The IT vocabulary is so peppered with acronyms and abbreviations that come and go that it’s really hard to keep track, and even harder to figure out which ones are meaningful.
Reading product spec sheets, especially for software, can be particularly baffling – depending on the vendor, the same concept may be expressed in many ways, based on the marketing spin du jour. It’s almost a relief when one vendor (or analyst, or journalist) comes up with a particularly fetching acronym or abbreviation and everyone else leaps to adopt it.
GRC is one such lucky trio of letters. I’ve no idea who decided to abbreviate the mouthful of “governance, risk and compliance” – probably a tired typist – but it’s been around for a few years. However, in our compliance-obsessed environment, we’re hearing about it with increasing frequency.
More importantly, so are customers who are facing the painful truth that they have to pay attention to GRC or risk expensive consequences from regulatory bodies.
According to a recent report from the IT Policy Compliance Group (IT PCG), an organization which focuses on assisting members in improving business, governance, risk management and compliance results based on fact-based benchmarks, companies high on the GRC maturity scale (based on the standard Capability Maturity Model) not only spend less on their compliance efforts, they also enjoy higher profits and revenues, and better customer satisfaction.
That elite group – a scant 12 per cent of the sample – may not need a whole lot of help from VARs, but the remaining 88 per cent of surveyed organizations presents a huge opportunity.
The report, presented at the Symantec Vision conference in June (Symantec is a sponsor of the IT PCG, along with the Computer Security Institute, The Institute of Internal Auditors, Protiviti, ISACA, and IT Governance Institute), revealed that companies lowest on the scale may spend the least on GRC activities, but they also face the highest financial risk from business disruption (10 per cent of revenue, versus 0.2 per cent for top organizations) or loss of customer data (9.6 per cent versus 0.4 per cent of revenue), and have 17 per cent lower revenues and almost 14 per cent lower profits than the highest ranked companies.
These least mature companies comprise a whopping 20 per cent of the sample.

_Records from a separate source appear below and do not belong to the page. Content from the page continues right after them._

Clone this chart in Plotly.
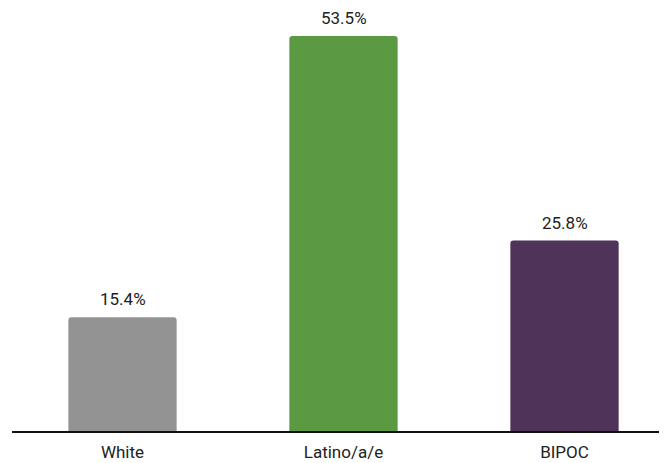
import plotly.graph_objects as go

categories = ["White", "Latino/a/e", "BIPOC"]
values = [15.4, 53.5, 25.8]
labels = ["15.4%", "53.5%", "25.8%"]
colors = ["#949394", "#5b9a42", "#4f3358"]

fig = go.Figure(go.Bar(
    x=categories, y=values,
    marker=dict(color=colors, line=dict(width=0), cornerradius=3),
    width=0.49,
))
for c, v, t in zip(categories, values, labels):
    fig.add_annotation(x=c, y=v, text=t, showarrow=False, yanchor="bottom", yshift=6,
                       font=dict(family="Roboto", size=17, color="#222222"))
fig.update_layout(
    width=667, height=463,
    margin=dict(l=4, r=0, t=0, b=40),
    paper_bgcolor="white", plot_bgcolor="white",
    showlegend=False,
    font=dict(family="Roboto", size=17, color="#222222"),
)
fig.update_xaxes(range=[-0.5, 2.5], showline=True, linecolor="#111111", linewidth=1.5,
                 ticks="", ticklabelstandoff=5,
                 tickfont=dict(family="Roboto", size=17, color="#222222"))
fig.update_yaxes(range=[0, 57.3], visible=False, showgrid=False, zeroline=False)
fig.write_html("out.html")
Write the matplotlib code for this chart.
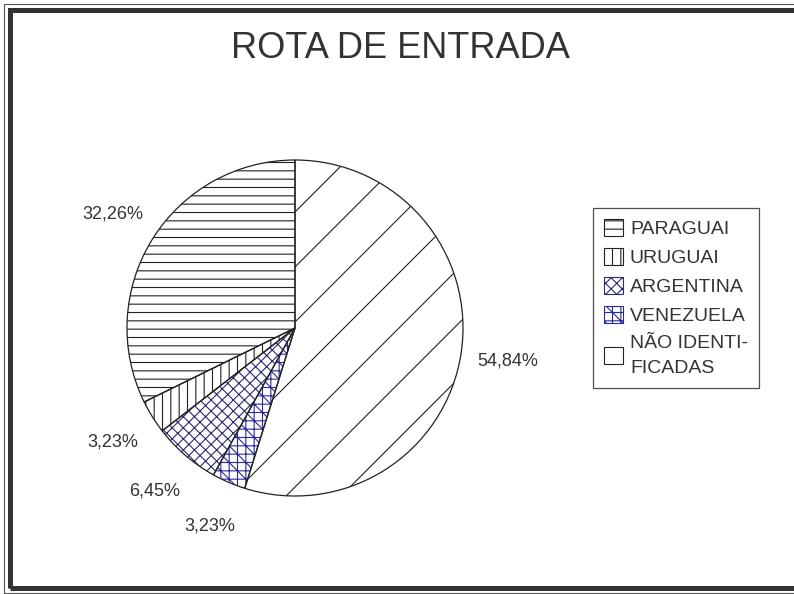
import numpy as np

import matplotlib
matplotlib.use('Agg')
import matplotlib.pyplot as plt
from matplotlib.patches import Patch, Rectangle
from matplotlib.lines import Line2D

# data (clockwise from 12 o'clock)
routes = ['NÃO IDENTI-\nFICADAS', 'VENEZUELA', 'ARGENTINA', 'URUGUAI', 'PARAGUAI']
shares = [54.84, 3.23, 6.45, 3.23, 32.26]
hatches = [None, '++\\\\', 'xxx', '||', '--']
hatch_colors = ['#222222', '#2a2aa0', '#2a2a70', '#222222', '#222222']
title = 'ROTA DE ENTRADA'

plt.rcParams['font.family'] = ['Liberation Sans', 'DejaVu Sans']
plt.rcParams['hatch.linewidth'] = 0.8
txt = '#333333'

W, H, dpi = 794, 594, 100
fig = plt.figure(figsize=(W / dpi, H / dpi), dpi=dpi)

# pie axes placed in pixel terms
cx, cy, R = 295, 328, 168
pad = 1.35
ax = fig.add_axes([(cx - R * pad) / W, (H - cy - R * pad) / H, 2 * R * pad / W, 2 * R * pad / H])
ax.axis('off')

pct_labels = iter(f'{v:.2f}%'.replace('.', ',') for v in shares)
wedges, _, autotexts = ax.pie(
    shares, startangle=90, counterclock=False, radius=1,
    autopct=lambda p: next(pct_labels), pctdistance=1.28,
    wedgeprops=dict(facecolor='white', linewidth=0),
    textprops=dict(fontsize=13, color=txt))
for w, h, c in zip(wedges, hatches, hatch_colors):
    if h:
        w.set_hatch(h)
        w.set_edgecolor(c)

# sparse diagonal lines in the large slice
step = 55 / R
off = (328 - 212) / R
for c in np.arange(off - 6 * step, off + 6 * step, step):
    ln = Line2D([-1.2, 1.2], [-1.2 + c, 1.2 + c], color='#222222', lw=0.8)
    ax.add_line(ln)
    ln.set_clip_path(wedges[0])

# outlines on top
ax.pie(shares, startangle=90, counterclock=False, radius=1,
       wedgeprops=dict(fill=False, edgecolor='#222222', linewidth=0.9))
ax.set_xlim(-pad, pad)
ax.set_ylim(-pad, pad)
ax.set_aspect('equal')

# legend
handles = []
for lab, h, c in list(zip(routes, hatches, hatch_colors))[::-1]:
    handles.append(Patch(facecolor='white', edgecolor=c, hatch=h, linewidth=0.8, label=lab))
leg = fig.legend(handles=handles, loc='upper left',
                 bbox_to_anchor=(593 / W, 1 - 208 / H), borderaxespad=0,
                 fontsize=14, labelcolor=txt, frameon=True, fancybox=False,
                 handlelength=1.0, handleheight=1.0, handletextpad=0.35,
                 labelspacing=0.5, borderpad=0.55)
leg.get_texts()[-1].set_linespacing(1.6)
leg.get_frame().set_edgecolor('#222222')
leg.get_frame().set_linewidth(0.9)

fig.text(400 / W, 1 - 48 / H, title, ha='center', va='center', fontsize=26, color=txt)

# double frame
fig.add_artist(Rectangle((9.5 / W, (H - 587.5) / H), 1.0, (587.5 - 10) / H,
                         transform=fig.transFigure, fill=False,
                         edgecolor='#333333', linewidth=3.6))
fig.add_artist(Rectangle((3.5 / W, (H - 592.5) / H), 1.0, (592.5 - 3.5) / H,
                         transform=fig.transFigure, fill=False,
                         edgecolor='#555555', linewidth=0.8))

fig.savefig('out.png', dpi=dpi)
plt.close(fig)
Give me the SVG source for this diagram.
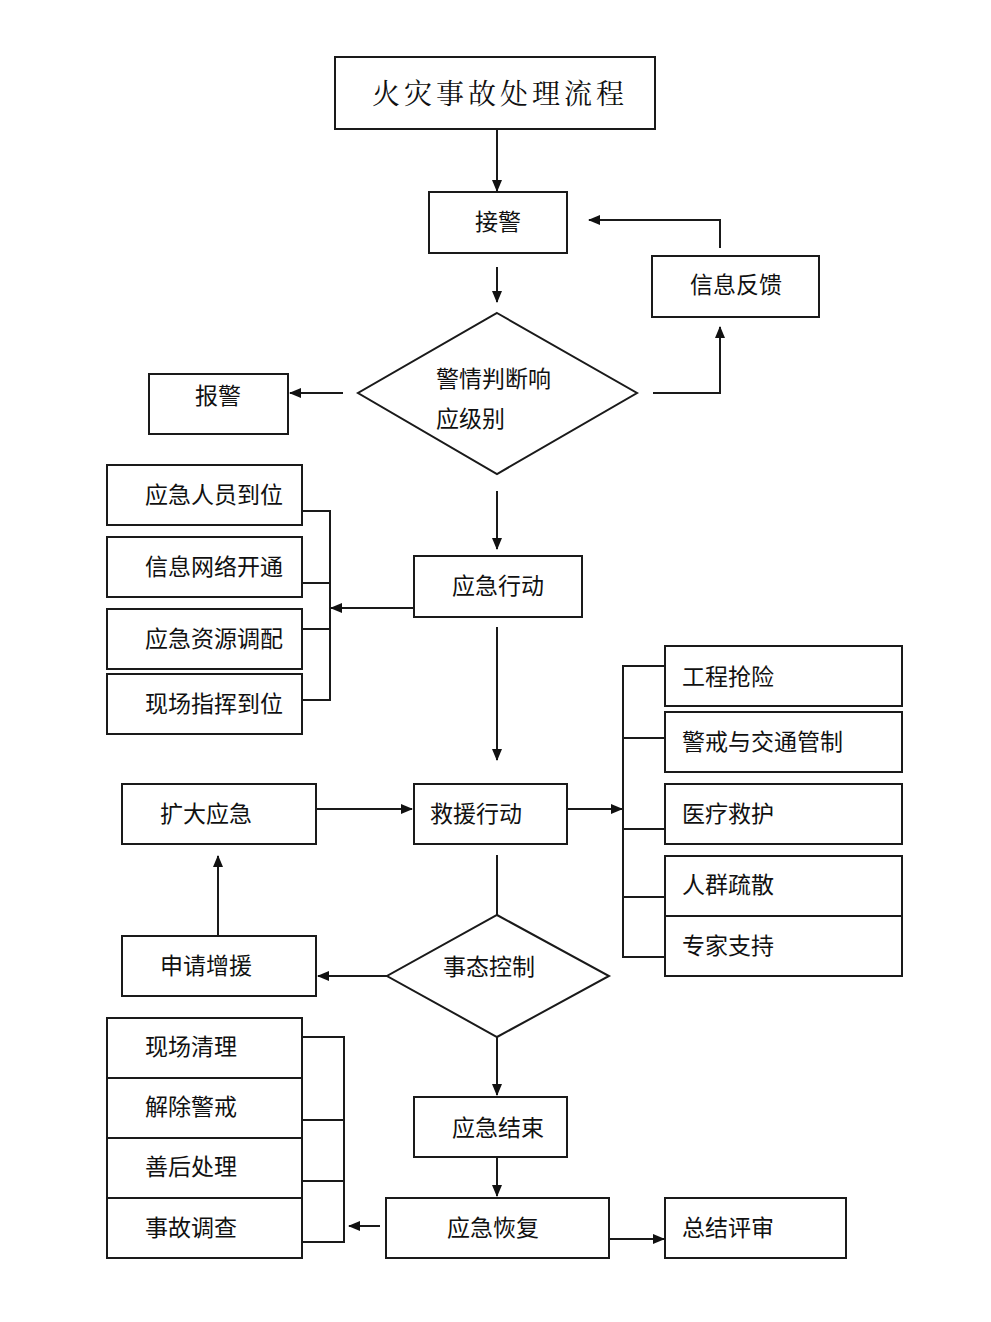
<svg xmlns="http://www.w3.org/2000/svg" width="991" height="1322" viewBox="0 0 991 1322">
<defs>
<marker id="ah" markerWidth="12" markerHeight="12" refX="11" refY="6" orient="auto" markerUnits="userSpaceOnUse">
<path d="M0,1 L12,6 L0,11 Z" fill="#111"/>
</marker>
<style>
.b{fill:#fff;stroke:#1a1a1a;stroke-width:2}
.t{font-family:"Noto Sans CJK SC","Microsoft YaHei",sans-serif;font-size:23px;fill:#111}
.m{text-anchor:middle}
.ttl{font-family:"Noto Serif CJK SC","Noto Sans CJK SC",serif;font-size:28px;fill:#111;letter-spacing:4px}
.c{fill:none;stroke:#1a1a1a;stroke-width:2}
.a{fill:none;stroke:#1a1a1a;stroke-width:2;marker-end:url(#ah)}
</style>
</defs>
<rect width="991" height="1322" fill="#fff"/>

<g id="title"><rect class="b" x="335" y="57" width="320" height="72"/><text class="ttl" x="372" y="104">火灾事故处理流程</text></g>
<g id="jiejing"><rect class="b" x="429" y="192" width="138" height="61"/><text class="t m" x="498" y="230">接警</text></g>
<g id="xinxifankui"><rect class="b" x="652" y="256" width="167" height="61"/><text class="t m" x="736" y="293">信息反馈</text></g>
<g id="baojing"><rect class="b" x="149" y="374" width="139" height="60"/><text class="t m" x="218" y="404">报警</text></g>
<g id="panduan"><polygon class="b" points="497,313 637,393 497,474 358,393"/><text class="t" x="436" y="387">警情判断响</text><text class="t" x="436" y="427">应级别</text></g>

<g id="yingjixingdong"><rect class="b" x="414" y="556" width="168" height="61"/><text class="t m" x="498" y="594">应急行动</text></g>
<g id="l1"><rect class="b" x="107" y="465" width="195" height="60"/><text class="t" x="145" y="503">应急人员到位</text></g>
<g id="l2"><rect class="b" x="107" y="537" width="195" height="60"/><text class="t" x="145" y="575">信息网络开通</text></g>
<g id="l3"><rect class="b" x="107" y="609" width="195" height="60"/><text class="t" x="145" y="647">应急资源调配</text></g>
<g id="l4"><rect class="b" x="107" y="674" width="195" height="60"/><text class="t" x="145" y="712">现场指挥到位</text></g>

<g id="jiuyuan"><rect class="b" x="414" y="784" width="153" height="60"/><text class="t" x="430" y="822">救援行动</text></g>
<g id="kuoda"><rect class="b" x="122" y="784" width="194" height="60"/><text class="t" x="160" y="822">扩大应急</text></g>
<g id="r1"><rect class="b" x="665" y="646" width="237" height="60"/><text class="t" x="682" y="685">工程抢险</text></g>
<g id="r2"><rect class="b" x="665" y="712" width="237" height="60"/><text class="t" x="682" y="750">警戒与交通管制</text></g>
<g id="r3"><rect class="b" x="665" y="784" width="237" height="60"/><text class="t" x="682" y="822">医疗救护</text></g>
<g id="r4"><rect class="b" x="665" y="856" width="237" height="60"/><text class="t" x="682" y="893">人群疏散</text></g>
<g id="r5"><rect class="b" x="665" y="916" width="237" height="60"/><text class="t" x="682" y="954">专家支持</text></g>

<g id="shitai"><polygon class="b" points="497,915 609,976 497,1037 387,976"/><text class="t" x="443" y="975">事态控制</text></g>
<g id="shenqing"><rect class="b" x="122" y="936" width="194" height="60"/><text class="t" x="160" y="974">申请增援</text></g>

<g id="b1"><rect class="b" x="107" y="1018" width="195" height="60"/><text class="t" x="145" y="1055">现场清理</text></g>
<g id="b2"><rect class="b" x="107" y="1078" width="195" height="60"/><text class="t" x="145" y="1115">解除警戒</text></g>
<g id="b3"><rect class="b" x="107" y="1138" width="195" height="60"/><text class="t" x="145" y="1175">善后处理</text></g>
<g id="b4"><rect class="b" x="107" y="1198" width="195" height="60"/><text class="t" x="145" y="1236">事故调查</text></g>
<g id="jieshu"><rect class="b" x="414" y="1097" width="153" height="60"/><text class="t" x="452" y="1136">应急结束</text></g>
<g id="huifu"><rect class="b" x="386" y="1198" width="223" height="60"/><text class="t" x="447" y="1236">应急恢复</text></g>
<g id="zongjie"><rect class="b" x="665" y="1198" width="181" height="60"/><text class="t" x="682" y="1236">总结评审</text></g>

<g id="connectors">
<path class="a" d="M497,129 V191"/>
<path class="a" d="M497,267 V302"/>
<path class="a" d="M720,248 V220 H589"/>
<path class="a" d="M653,393 H720 V327"/>
<path class="a" d="M343,393 H290"/>
<path class="a" d="M497,491 V549"/>
<path class="a" d="M414,608 H331"/>
<path class="c" d="M302,511 H330 V700 H302 M302,583 H330 M302,629 H330"/>
<path class="a" d="M497,627 V760"/>
<path class="a" d="M316,809 H412"/>
<path class="a" d="M567,809 H622"/>
<path class="c" d="M665,666 H623 V957 H665 M623,738 H665 M623,829 H665 M623,897 H665"/>
<path class="c" d="M497,855 V915"/>
<path class="a" d="M387,976 H318"/>
<path class="a" d="M218,936 V856"/>
<path class="a" d="M497,1037 V1095"/>
<path class="a" d="M497,1157 V1196"/>
<path class="a" d="M380,1226 H349"/>
<path class="c" d="M302,1037 H344 V1242 H302 M302,1120 H344 M302,1181 H344"/>
<path class="a" d="M609,1239 H664"/>
</g>
</svg>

Even companies half-way up the scale stand to gain a lot by improving their GRC efforts. The reduction in financial risk is still significant, and the GRC spending differential between top-ranked companies (five on the scale) and middle of the road three rankings is immense: the mid-rank companies spend three per cent less than the maximum spent on GRC, the top-ranked companies spend 52 per cent less!One key to that cost saving, says the report, is in automation of monitoring activities. That translates to software and services that need to be acquired, not to mention the consulting expertise of people who know how best to leverage them.
As governments and other regulators get stricter, and the rules get more convoluted, anyone who can provide these services will be in demand. It’s one of those few times when bureaucracy can be a friend. No matter what acronym you stick on it.